• Task requirements: Word for word, give the material below again, minus any images.
########################################
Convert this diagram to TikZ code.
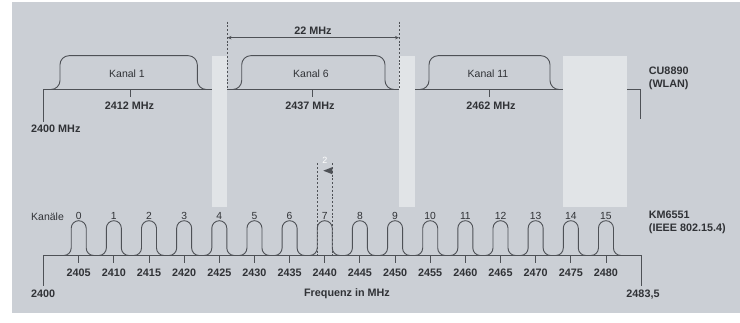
\documentclass[tikz,border=0pt]{standalone}
\usepackage{fontspec}
\setmainfont{Liberation Sans}
\usetikzlibrary{arrows.meta}
\definecolor{bgc}{RGB}{203,207,213}
\definecolor{barc}{RGB}{225,228,231}
\definecolor{lnc}{RGB}{78,81,86}
\definecolor{txc}{RGB}{48,50,54}
\begin{document}
\begin{tikzpicture}[x=1pt,y=-1pt,
  lbl/.style={text=txc, inner sep=0pt, font=\fontsize{10.5}{12.5}\selectfont},
  blbl/.style={text=txc, inner sep=0pt, font=\fontsize{10.8}{12.8}\selectfont\bfseries},
  axisline/.style={draw=lnc, line width=0.9pt},
  humpline/.style={draw=lnc, line width=0.9pt, rounded corners=9pt},
  bumpline/.style={draw=lnc, line width=0.9pt, rounded corners=7.5pt},
  dashline/.style={draw=lnc, line width=0.8pt, dash pattern=on 2pt off 1.8pt},
  lightbar/.style={fill=barc, draw=none}]
\useasboundingbox (0,0) rectangle (740,323);
\fill[bgc] (12,2) rectangle (740,313);

% ---------------- WLAN (top) ----------------
\draw[axisline] (43.3,121.7) -- (43.3,89.5) -- (640.7,89.5) -- (640.7,119);
\draw[humpline] (46,89.5) -- (60,89.5) -- (60,55.7) -- (197.3,55.7) -- (197.3,89.5) -- (211,89.5);
\draw[humpline] (228,89.5) -- (241.7,89.5) -- (241.7,55.7) -- (385,55.7) -- (385,89.5) -- (399,89.5);
\draw[humpline] (415,89.5) -- (429,89.5) -- (429,55.7) -- (550,55.7) -- (550,89.5) -- (563,89.5);
\foreach \x/\n in {130/a, 312.3/b, 489/c}
  \draw[axisline] (\x,89.5) -- (\x,97.5);

\fill[lightbar] (211.7,55.7) rectangle (227.3,206.7);
\fill[lightbar] (399.3,55.7) rectangle (414.7,206.7);
\fill[lightbar] (563.3,55.7) rectangle (626.7,206.7);

\coordinate (dlt) at (227.5,21.7);
\coordinate (dlb) at (227.5,89.5);
\coordinate (drt) at (399,21.7);
\coordinate (drb) at (399,89.5);
\coordinate (al) at (227.5,37.7);
\coordinate (ar) at (399,37.7);
\draw[dashline] (dlt) -- (dlb);
\draw[dashline] (drt) -- (drb);
\draw[draw=lnc, line width=0.9pt, {Stealth[length=4pt,width=3.5pt]}-{Stealth[length=4pt,width=3.5pt]}] (al) -- (ar);
\node[blbl] (mhz22) at (313,31) {22 MHz};

\node[lbl] (k1) at (127,74) {Kanal 1};
\node[lbl] (k6) at (311,74) {Kanal 6};
\node[lbl] (k11) at (488,74) {Kanal 11};
\node[blbl] (f2412) at (129.5,106) {2412 MHz};
\node[blbl] (f2437) at (310,106) {2437 MHz};
\node[blbl] (f2462) at (491,106) {2462 MHz};
\node[blbl, anchor=west] (f2400top) at (31,128.3) {2400 MHz};
\node[blbl, anchor=north west, align=left, font=\fontsize{10.8}{12.8}\selectfont\bfseries] (cu) at (648.7,66.5) {CU8890\\(WLAN)};

% ---------------- IEEE 802.15.4 (bottom) ----------------
\draw[axisline] (43.5,285.7) -- (43.5,255.7) -- (641.7,255.7) -- (641.7,285.7);
\draw[bumpline] (60,255.5)
  foreach \k in {0,...,15} {
    -- ({78.7+35.15*\k-7.5},255.5) -- ({78.7+35.15*\k-7.5},220.7)
    -- ({78.7+35.15*\k+7.5},220.7) -- ({78.7+35.15*\k+7.5},255.5)
  } -- (628,255.5);
\foreach \k [evaluate=\k as \f using int(2405+5*\k)] in {0,...,15} {
  \draw[axisline] ({78.7+35.15*\k},255.7) -- ({78.7+35.15*\k},263.3);
  \node[blbl] (t\k) at ({78.7+35.15*\k},272.3) {\f};
  \node[lbl, font=\fontsize{10.3}{12}\selectfont] (c\k) at ({78.7+35.15*\k},216) {\k};
}
\node[lbl, anchor=west] (kanaele) at (31,216.3) {Kanäle};
\node[blbl, anchor=north west, align=left, font=\fontsize{10.8}{12.8}\selectfont\bfseries] (km) at (648.7,210.5) {KM6551\\(IEEE 802.15.4)};
\node[blbl, anchor=west] (f2400) at (31,294.2) {2400};
\node[blbl] (fq) at (347,294.2) {Frequenz in MHz};
\node[blbl] (f2483) at (643,294.2) {2483,5};

% marker at channel 7
\coordinate (mlt) at (317.25,163.3);
\coordinate (mlb) at (317.25,255);
\coordinate (mrt) at (332.25,163.3);
\coordinate (mrb) at (332.25,255);
\draw[dashline] (mlt) -- (mlb);
\draw[dashline] (mrt) -- (mrb);
\coordinate (tipm) at (323.3,170.7);
\fill[lnc] (tipm) -- (332.25,167.2) -- (332.25,174.2) -- cycle;
\node[inner sep=0pt, text=white, font=\fontsize{9}{10}\selectfont] (two) at (325,160.5) {2};
\end{tikzpicture}
\end{document}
########################################
• Solved problem:
Convert this diagram to TikZ code.
\documentclass[tikz,border=0pt]{standalone}
\usepackage{fontspec}
\setmainfont{Liberation Sans}
\usetikzlibrary{arrows.meta}
\definecolor{bgc}{RGB}{203,207,213}
\definecolor{barc}{RGB}{225,228,231}
\definecolor{lnc}{RGB}{78,81,86}
\definecolor{txc}{RGB}{48,50,54}
\begin{document}
\begin{tikzpicture}[x=1pt,y=-1pt,
  lbl/.style={text=txc, inner sep=0pt, font=\fontsize{10.5}{12.5}\selectfont},
  blbl/.style={text=txc, inner sep=0pt, font=\fontsize{10.8}{12.8}\selectfont\bfseries},
  axisline/.style={draw=lnc, line width=0.9pt},
  humpline/.style={draw=lnc, line width=0.9pt, rounded corners=9pt},
  bumpline/.style={draw=lnc, line width=0.9pt, rounded corners=7.5pt},
  dashline/.style={draw=lnc, line width=0.8pt, dash pattern=on 2pt off 1.8pt},
  lightbar/.style={fill=barc, draw=none}]
\useasboundingbox (0,0) rectangle (740,323);
\fill[bgc] (12,2) rectangle (740,313);

% ---------------- WLAN (top) ----------------
\draw[axisline] (43.3,121.7) -- (43.3,89.5) -- (640.7,89.5) -- (640.7,119);
\draw[humpline] (46,89.5) -- (60,89.5) -- (60,55.7) -- (197.3,55.7) -- (197.3,89.5) -- (211,89.5);
\draw[humpline] (228,89.5) -- (241.7,89.5) -- (241.7,55.7) -- (385,55.7) -- (385,89.5) -- (399,89.5);
\draw[humpline] (415,89.5) -- (429,89.5) -- (429,55.7) -- (550,55.7) -- (550,89.5) -- (563,89.5);
\foreach \x/\n in {130/a, 312.3/b, 489/c}
  \draw[axisline] (\x,89.5) -- (\x,97.5);

\fill[lightbar] (211.7,55.7) rectangle (227.3,206.7);
\fill[lightbar] (399.3,55.7) rectangle (414.7,206.7);
\fill[lightbar] (563.3,55.7) rectangle (626.7,206.7);

\coordinate (dlt) at (227.5,21.7);
\coordinate (dlb) at (227.5,89.5);
\coordinate (drt) at (399,21.7);
\coordinate (drb) at (399,89.5);
\coordinate (al) at (227.5,37.7);
\coordinate (ar) at (399,37.7);
\draw[dashline] (dlt) -- (dlb);
\draw[dashline] (drt) -- (drb);
\draw[draw=lnc, line width=0.9pt, {Stealth[length=4pt,width=3.5pt]}-{Stealth[length=4pt,width=3.5pt]}] (al) -- (ar);
\node[blbl] (mhz22) at (313,31) {22 MHz};

\node[lbl] (k1) at (127,74) {Kanal 1};
\node[lbl] (k6) at (311,74) {Kanal 6};
\node[lbl] (k11) at (488,74) {Kanal 11};
\node[blbl] (f2412) at (129.5,106) {2412 MHz};
\node[blbl] (f2437) at (310,106) {2437 MHz};
\node[blbl] (f2462) at (491,106) {2462 MHz};
\node[blbl, anchor=west] (f2400top) at (31,128.3) {2400 MHz};
\node[blbl, anchor=north west, align=left, font=\fontsize{10.8}{12.8}\selectfont\bfseries] (cu) at (648.7,66.5) {CU8890\\(WLAN)};

% ---------------- IEEE 802.15.4 (bottom) ----------------
\draw[axisline] (43.5,285.7) -- (43.5,255.7) -- (641.7,255.7) -- (641.7,285.7);
\draw[bumpline] (60,255.5)
  foreach \k in {0,...,15} {
    -- ({78.7+35.15*\k-7.5},255.5) -- ({78.7+35.15*\k-7.5},220.7)
    -- ({78.7+35.15*\k+7.5},220.7) -- ({78.7+35.15*\k+7.5},255.5)
  } -- (628,255.5);
\foreach \k [evaluate=\k as \f using int(2405+5*\k)] in {0,...,15} {
  \draw[axisline] ({78.7+35.15*\k},255.7) -- ({78.7+35.15*\k},263.3);
  \node[blbl] (t\k) at ({78.7+35.15*\k},272.3) {\f};
  \node[lbl, font=\fontsize{10.3}{12}\selectfont] (c\k) at ({78.7+35.15*\k},216) {\k};
}
\node[lbl, anchor=west] (kanaele) at (31,216.3) {Kanäle};
\node[blbl, anchor=north west, align=left, font=\fontsize{10.8}{12.8}\selectfont\bfseries] (km) at (648.7,210.5) {KM6551\\(IEEE 802.15.4)};
\node[blbl, anchor=west] (f2400) at (31,294.2) {2400};
\node[blbl] (fq) at (347,294.2) {Frequenz in MHz};
\node[blbl] (f2483) at (643,294.2) {2483,5};

% marker at channel 7
\coordinate (mlt) at (317.25,163.3);
\coordinate (mlb) at (317.25,255);
\coordinate (mrt) at (332.25,163.3);
\coordinate (mrb) at (332.25,255);
\draw[dashline] (mlt) -- (mlb);
\draw[dashline] (mrt) -- (mrb);
\coordinate (tipm) at (323.3,170.7);
\fill[lnc] (tipm) -- (332.25,167.2) -- (332.25,174.2) -- cycle;
\node[inner sep=0pt, text=white, font=\fontsize{9}{10}\selectfont] (two) at (325,160.5) {2};
\end{tikzpicture}
\end{document}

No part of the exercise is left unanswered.